Plans and Limits

Stable

What users need to know about trial, PAYG, L1–L5 sizes, and the currently active L1–L2 autoscale runtime contract.

Updated: March 21, 2026

In SPG99, it is useful to distinguish between two things:

  • product plans and user-facing sizes;
  • the actual runtime contract of the managed environment.

Trial hard limits

The trial scenario has strict limits:

  • up to 1 tenant;
  • up to 2 databases;
  • up to 10 CU·h of compute;
  • up to 5 GiB of egress.

In the UI, the trial plan is usually additionally limited to the L1 size.

PAYG

The product line already includes the standard_payg plan:

  • without the hard trial limits on the number of resources;
  • with compute, storage, archive, and egress billed by usage;
  • with the user-facing size scale L1–L5.

In practice, this means the platform is already prepared for the PAYG model and for the full user size line.

What matters about sizes today

It is important to distinguish honestly between two levels.

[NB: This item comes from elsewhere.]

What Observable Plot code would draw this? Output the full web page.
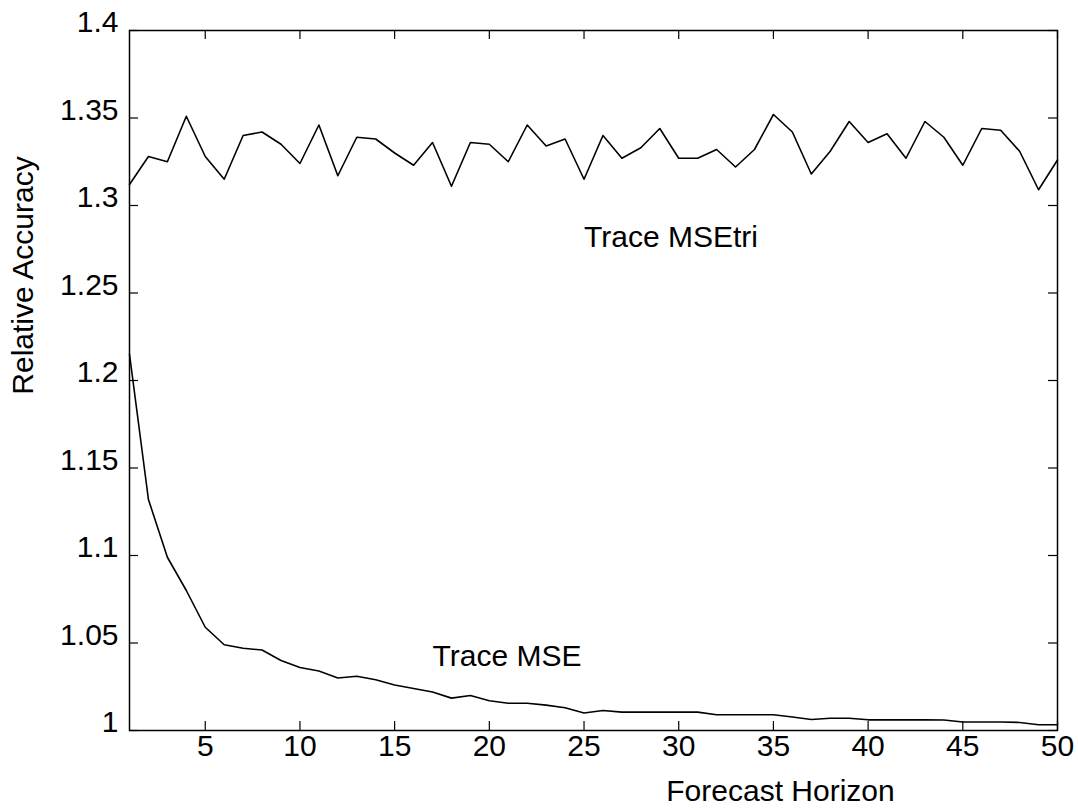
<!DOCTYPE html>
<html>
<head>
<meta charset="utf-8">
<script src="https://cdn.jsdelivr.net/npm/d3@7"></script>
<script src="https://cdn.jsdelivr.net/npm/@observablehq/plot@0.6"></script>
<style>
  html, body { margin: 0; padding: 0; background: #fff; }
  #chart svg { display: block; }
</style>
</head>
<body>
<div id="chart"></div>
<script>
// Forecast horizons 1..50
const horizon = [1,2,3,4,5,6,7,8,9,10,11,12,13,14,15,16,17,18,19,20,21,22,23,24,25,26,27,28,29,30,31,32,33,34,35,36,37,38,39,40,41,42,43,44,45,46,47,48,49,50];

// Trace MSEtri relative accuracy
const mseTri = [1.312,1.328,1.325,1.351,1.328,1.315,1.340,1.342,1.335,1.324,1.346,1.317,1.339,1.338,1.330,1.323,1.336,1.311,1.336,1.335,1.325,1.346,1.334,1.338,1.315,1.340,1.327,1.333,1.344,1.327,1.327,1.332,1.322,1.332,1.352,1.342,1.318,1.331,1.348,1.336,1.341,1.327,1.348,1.339,1.323,1.344,1.343,1.331,1.309,1.326];

// Trace MSE relative accuracy
const mse = [1.215,1.132,1.099,1.080,1.059,1.049,1.047,1.046,1.040,1.036,1.034,1.030,1.031,1.029,1.026,1.024,1.022,1.0185,1.020,1.017,1.0156,1.0156,1.0145,1.013,1.010,1.0114,1.0105,1.0105,1.0105,1.0105,1.0105,1.009,1.009,1.009,1.009,1.0077,1.0063,1.007,1.007,1.0061,1.0061,1.0061,1.0061,1.006,1.0049,1.0049,1.0049,1.0046,1.0033,1.0033];

const xTicks = [5,10,15,20,25,30,35,40,45,50];
const yTicks = [1,1.05,1.1,1.15,1.2,1.25,1.3,1.35,1.4];
const yTickLabels = ["1","1.05","1.1","1.15","1.2","1.25","1.3","1.35","1.4"];
const xTitle = "Forecast Horizon";
const yTitle = "Relative Accuracy";
const annotations = [
  {x: 25, y: 1.282, text: "Trace MSEtri"},
  {x: 17, y: 1.0423, text: "Trace MSE"}
];

const triData = horizon.map((h, i) => ({h, v: mseTri[i]}));
const mseData = horizon.map((h, i) => ({h, v: mse[i]}));

const W = 1078, H = 810;
const mL = 129, mR = 21, mT = 30, mB = 80;
const pw = W - mL - mR, ph = H - mT - mB;
const tl = 9;
const FS = 30;

const chart = Plot.plot({
  width: W,
  height: H,
  marginLeft: mL,
  marginRight: mR,
  marginTop: mT,
  marginBottom: mB,
  style: {fontFamily: "'Liberation Sans', Arial, sans-serif", fontSize: FS + "px", color: "#000", background: "#fff"},
  x: {domain: [1, 50]},
  y: {domain: [1, 1.4]},
  marks: [
    Plot.frame({stroke: "#000", strokeWidth: 1.5}),
    // inward ticks, bottom & top
    Plot.ruleX(xTicks, {x: d => d, insetTop: ph - tl, stroke: "#000", strokeWidth: 1.2}),
    Plot.ruleX(xTicks, {x: d => d, insetBottom: ph - tl, stroke: "#000", strokeWidth: 1.2}),
    // inward ticks, left & right
    Plot.ruleY(yTicks, {y: d => d, insetRight: pw - tl, stroke: "#000", strokeWidth: 1.2}),
    Plot.ruleY(yTicks, {y: d => d, insetLeft: pw - tl, stroke: "#000", strokeWidth: 1.2}),
    Plot.axisX({ticks: xTicks, tickSize: 0, tickPadding: 4, label: null, fontSize: FS, fill: "#000"}),
    Plot.axisY({ticks: yTicks, tickFormat: d => yTickLabels[yTicks.indexOf(d)], tickSize: 0, tickPadding: 11, label: null, fontSize: FS, fill: "#000", dy: -8}),
    Plot.line(triData, {x: "h", y: "v", stroke: "#000", strokeWidth: 1.6}),
    Plot.line(mseData, {x: "h", y: "v", stroke: "#000", strokeWidth: 1.6}),
    Plot.text(annotations, {x: "x", y: "y", text: "text", textAnchor: "start", fontSize: FS, fill: "#000"}),
    Plot.text([xTitle], {frameAnchor: "bottom", text: d => d, textAnchor: "middle", lineAnchor: "middle", dx: 187, dy: 61, fontSize: FS, fill: "#000"}),
    Plot.text([yTitle], {frameAnchor: "left", text: d => d, textAnchor: "middle", lineAnchor: "middle", rotate: -90, dx: -106, dy: -105, fontSize: FS, fill: "#000"})
  ]
});
document.getElementById("chart").appendChild(chart);
</script>
</body>
</html>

1. The user-facing size model

From the product and UI point of view, the user sees the following sizes:

  • L1
  • L2
  • L3
  • L4
  • L5

2. The active autoscale runtime contract

In the current production serverless handoff contract, the writer autoscaler works for:

  • L1
  • L2

In other words:

  • the fully active autoscale handoff today is L1 <-> L2;
  • the PAYG line and the L1–L5 size scale are already prepared on the product side.

What size means

size is a clear product label. It affects:

  • the expected CPU and memory class;
  • managed PostgreSQL parameters;
  • connection limits;
  • autoscaler and routing behavior.

It is important to understand:

  • size is not a promise of “the same VM forever”;
  • the actual mapping to CPU, memory, and managed settings is defined by the platform;
  • during an autoscale handoff, the writer may move to a new compute generation.

What matters about scale

The public API still exposes the binary fields:

  • current_scale
  • target_scale

In the current contract, they mean only:

  • 0 — the writer is not running;
  • 1 — the writer is running.

For the writer profile, it is now more important to look at:

  • current_profile
  • target_profile
  • scale_state

Practical meaning

  • trial helps you start quickly and try the platform safely;
  • PAYG already describes the production economic model;
  • the product size line is broader than the currently active autoscale handoff;
  • for today's production serverless operation, the main active range remains L1–L2.